Our first finalist in the Pierre Dorion’s Best Trade Tournament is the deal that sent J-G Pageau to the New York Islanders. Unlike many of the deals that have become favorites in this tournament, including the second of today’s semi-finalists, the Pageau deal looked good for Ottawa from the start. There was no need for luck, or for unexpected prospect development, or for anything else. It was just a super clean piece of business, in which Dorion extracted full value from a pending-UFA. To see which deal will face off against the Pageau trade in the final, let’s get to today’s matchup:
This year, the Senators found themselves in a spot where they felt they needed NHL bodies on the roster so that they could keep developing prospects in Belleville for a competitive run. Dorion acquired Namestnikov for pennies on the dollar, and the player immediately came in and provided a spark. He was really quite good for his first handful of games with Ottawa, more than justifying the acquisition price. While his production and performance fell off a cliff as the season moved along, it’s hard to argue with the rationale or cost involved in this trade. It was a no-risk move that provided a small bit of benefit earlier in the season.
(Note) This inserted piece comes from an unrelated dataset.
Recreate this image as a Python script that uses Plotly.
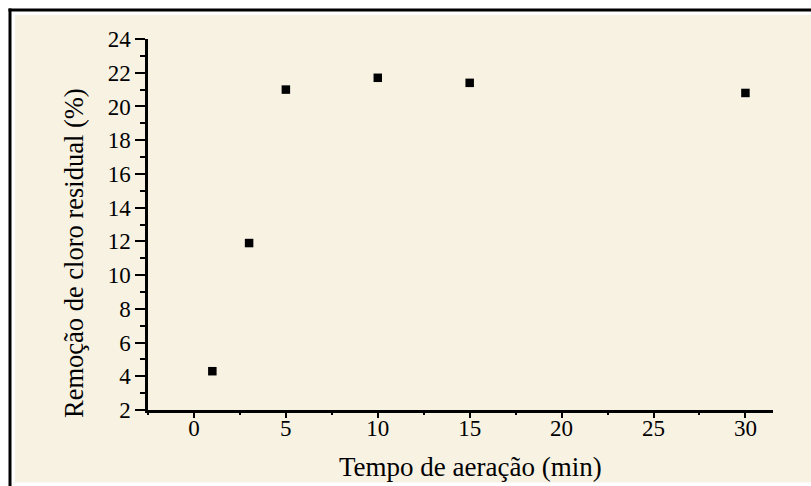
import plotly.graph_objects as go

# Aeration time (min) and residual chlorine removal (%)
tempo_min = [1, 3, 5, 10, 15, 30]
remocao_pct = [4.3, 11.9, 21.0, 21.7, 21.4, 20.8]

x_range = [-2.5, 31.5]
y_range = [2, 24]

W, H = 811, 486
L, R, T, B = 148, 38, 39, 76
pw, ph = W - L - R, H - T - B


def px(xp):
    return (xp - L) / pw


def py(yp):
    return (H - B - yp) / ph


serif = "Liberation Serif, Times New Roman, serif"
tick_font = dict(family=serif, size=23, color="black")

fig = go.Figure()
fig.add_trace(
    go.Scatter(
        x=tempo_min,
        y=remocao_pct,
        xaxis="x",
        yaxis="y",
        mode="markers",
        marker=dict(symbol="square", size=8.5, color="black", line=dict(width=0)),
        hoverinfo="x+y",
    )
)
# same points on the tick-mark axis (transparent) so that axis gets drawn
fig.add_trace(
    go.Scatter(
        x=tempo_min,
        y=remocao_pct,
        xaxis="x2",
        yaxis="y",
        mode="markers",
        marker=dict(size=1, opacity=0),
        hoverinfo="skip",
    )
)

# x axis: line and numbers (ticks drawn by the overlaid axis, so labels sit close)
fig.update_layout(
    xaxis=dict(
        range=x_range,
        tick0=0,
        dtick=5,
        ticks="",
        showline=True,
        linecolor="black",
        linewidth=2.5,
        showgrid=False,
        zeroline=False,
        tickfont=tick_font,
        ticklabelstandoff=-4,
    ),
    xaxis2=dict(
        range=x_range,
        overlaying="x",
        side="bottom",
        anchor="y",
        tick0=0,
        dtick=5,
        ticks="outside",
        ticklen=7,
        tickwidth=2,
        tickcolor="black",
        minor=dict(ticks="outside", dtick=2.5, tick0=0, ticklen=4, tickwidth=2, tickcolor="black"),
        showticklabels=False,
        showline=False,
        showgrid=False,
        zeroline=False,
    ),
    yaxis=dict(
        range=y_range,
        tick0=0,
        dtick=2,
        ticks="outside",
        ticklen=10,
        tickwidth=2,
        tickcolor="black",
        minor=dict(ticks="outside", dtick=1, tick0=0, ticklen=5, tickwidth=2, tickcolor="black"),
        showline=True,
        linecolor="black",
        linewidth=2.5,
        showgrid=False,
        zeroline=False,
        tickfont=tick_font,
    ),
)

shapes = [
    # beige panel behind the chart
    dict(type="rect", xref="paper", yref="paper", layer="below",
         x0=px(15), x1=px(W + 5), y0=py(482.5), y1=py(15),
         fillcolor="#F8F2E3", line=dict(width=0)),
    # frame edges
    dict(type="line", xref="paper", yref="paper", layer="above",
         x0=px(8.5), x1=px(W + 5), y0=py(10), y1=py(10),
         line=dict(color="black", width=3)),
    dict(type="line", xref="paper", yref="paper", layer="above",
         x0=px(10), x1=px(10), y0=py(8.5), y1=py(H + 5),
         line=dict(color="black", width=3)),
]

annotations = [
    dict(text="Tempo de aeração (min)", xref="paper", yref="paper",
         x=px(470.5), y=py(467), showarrow=False, xanchor="center", yanchor="middle",
         font=dict(family=serif, size=27, color="black")),
    dict(text="Remoção de cloro residual (%)", xref="paper", yref="paper",
         x=px(74), y=py(253), showarrow=False, xanchor="center", yanchor="middle",
         textangle=-90, font=dict(family=serif, size=26.5, color="black")),
]

fig.update_layout(
    width=W,
    height=H,
    margin=dict(l=L, r=R, t=T, b=B, pad=0),
    paper_bgcolor="white",
    plot_bgcolor="rgba(0,0,0,0)",
    showlegend=False,
    shapes=shapes,
    annotations=annotations,
)

fig.write_html("out.html", include_plotlyjs=True, config={"displayModeBar": False})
When this trade was made, people thought Pierre Dorion was acquiring quantity rather than quality for a superstar asset. Hindsight suggests that he acquired both quantity AND quality for an asset about to lose significant value due to injury concerns. The perfect storm that has occurred since this deal was completed makes it look infinitely better than it did in September 2018, and nobody in Ottawa is complaining about it. Chris Tierney has been a solid NHL producer for the Senators. Dylan DeMelo established himself as one of the league’s most underrated defenders prior to being moved. Josh Norris turned every head possible in the American Hockey League this year. Rudolfs Balcers remains tremendously promising. Oh, and then there’s that 2020 first-round pick still to come. The fact that it was San Jose’s pick, and not Ottawa’s own, that gives this team a shot at either Byfield or Stutzle makes this trade a huge win.
Trading Karlsson was always going to be a franchise-defining move for Pierre Dorion. A little bit of luck seems to have made it a superb one. Few would have predicted that Norris would develop in the way that he has, and that the Sharks would be bad enough to hand Ottawa such a high pick.